Foreclosures rates are rising–and will continue to rise–across the US, and for the past few weeks, The Voice has been visiting homes that are about to, or have been, sold at foreclosure auctions, in an effort to put a face on the crisis and allow them to tell their story.
A recent project by New Bottom Line–a coalition of community organizations that aim to raise awareness against social injustices–has put faces on a group of people who are one step away from facing foreclosures.
America Underwater shines light on the fact that an estimated 11 million American homes are “underwater”–meaning that, due to the recession, the homeowners owe more money to the banks than their home is actually worth.
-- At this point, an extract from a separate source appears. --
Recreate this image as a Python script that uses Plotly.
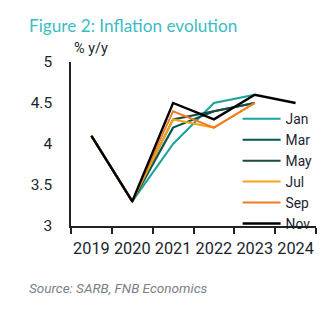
import plotly.graph_objects as go

# Years on the category axis
years = ["2019", "2020", "2021", "2022", "2023", "2024"]

# Inflation projections by MPC meeting (% y/y)
jan = [4.1, 3.3, 4.0, 4.5, 4.6]
mar = [4.1, 3.3, 4.2, 4.4, 4.5]
may = [4.1, 3.3, 4.3, 4.4, 4.5]
jul = [4.1, 3.3, 4.3, 4.2, 4.5]
sep = [4.1, 3.3, 4.4, 4.2, 4.5]
nov = [4.1, 3.3, 4.5, 4.3, 4.6, 4.5]

series = [
    ("Jan", jan, "#1aa39c", 2),
    ("Mar", mar, "#00594f", 2.2),
    ("May", may, "#1d4a42", 2),
    ("Jul", jul, "#f9a11b", 2),
    ("Sep", sep, "#f37a21", 2),
    ("Nov", nov, "#000000", 2.4),
]

text_color = "#1c1f2e"
fig = go.Figure()
for name, vals, color, width in series:
    fig.add_trace(go.Scatter(
        x=years[:len(vals)], y=vals, name=name, mode="lines",
        line=dict(color=color, width=width),
    ))

fig.update_layout(
    width=335, height=321,
    margin=dict(l=71, r=19, t=62, b=95),
    paper_bgcolor="white", plot_bgcolor="white",
    font=dict(family="Roboto, sans-serif", color=text_color, size=15),
    showlegend=True,
    legend=dict(
        x=0.68, y=0.748, xanchor="left", yanchor="top",
        bgcolor="rgba(0,0,0,0)", font=dict(size=13.8, color=text_color),
        itemwidth=38, tracegroupgap=0,
    ),
    xaxis=dict(
        type="category", categoryorder="array", categoryarray=years,
        range=[-0.5, 5.5], tickson="boundaries", ticks="outside",
        ticklen=6, tickwidth=1.5, tickcolor="#222", tickangle=0,
        showline=True, linecolor="#222", linewidth=1.5,
        showgrid=False, zeroline=False, tickfont=dict(size=16.3),
        ticklabelstandoff=7,
    ),
    yaxis=dict(
        range=[3, 5], tickvals=[3, 3.5, 4, 4.5, 5],
        ticktext=["3", "3.5", "4", "4.5", "5"],
        showline=True, linecolor="#222", linewidth=1.5,
        showgrid=False, zeroline=False, ticks="",
        ticklabelstandoff=14, tickfont=dict(size=15.5),
    ),
)

# Place the header, unit label and source in pixel-equivalent paper coordinates
pw, ph = 335 - 71 - 19, 321 - 62 - 95
def px(x):
    return (x - 71) / pw
def py(y):
    return (321 - 95 - y) / ph

fig.update_layout(annotations=[
    dict(text="Figure 2: Inflation evolution", x=px(27), y=py(25),
         xref="paper", yref="paper", xanchor="left", yanchor="middle",
         showarrow=False, font=dict(family="Lato, sans-serif", size=17.2, color="#3bbcc4")),
    dict(text="% y/y", x=px(72), y=py(49),
         xref="paper", yref="paper", xanchor="left", yanchor="middle",
         showarrow=False, font=dict(size=14.5, color=text_color)),
    dict(text="<i>Source: SARB, FNB Economics</i>", x=px(27), y=py(288),
         xref="paper", yref="paper", xanchor="left", yanchor="middle",
         showarrow=False, font=dict(size=13.5, color="#7b7f88")),
])

fig.write_html("out.html")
The project points to Edward DeMarco as the chief villain in all this. He’s the director of the Federal Housing Finance Agency (FHFA), which oversees the government-owned mortgage giants Fannie Mae and Freddie Mac. The Maes and Macs hold over 50 percent of all the mortgages in the country, and DeMarco has, despite the urging of the Obama Administration, been adamantly opposed to reducing the principle balances of these mortgages, which would provide relief for ailing homeowners who’ve been hit hard by the recession.
Tracy Van Slyke, co-director of The New Bottom Line, told Runnin’ Scared this project hopes to give a voice to those “underwater” and to shine light on the fact that Obama needs to fire DeMarco.
“DeMarco has come out strong over and over again, flatly saying he will not do principle reduction, despite reports saying that would actually benefit tax payers and homeowners,” Van Slyke said. “We need a FHFA director who will work for homeowners and not banks.”
Last week, The New Bottom Line delivered petitions to the Federal Housing Finance Agency headquarters bearing the signatures of 85,000 Americans demanding DeMarco’s firing.
Van Slyke hopes to get more. The America Underwater website has an online petition for those interested in participating, and their Tumblr site has a large collection of “underwater” homeowners.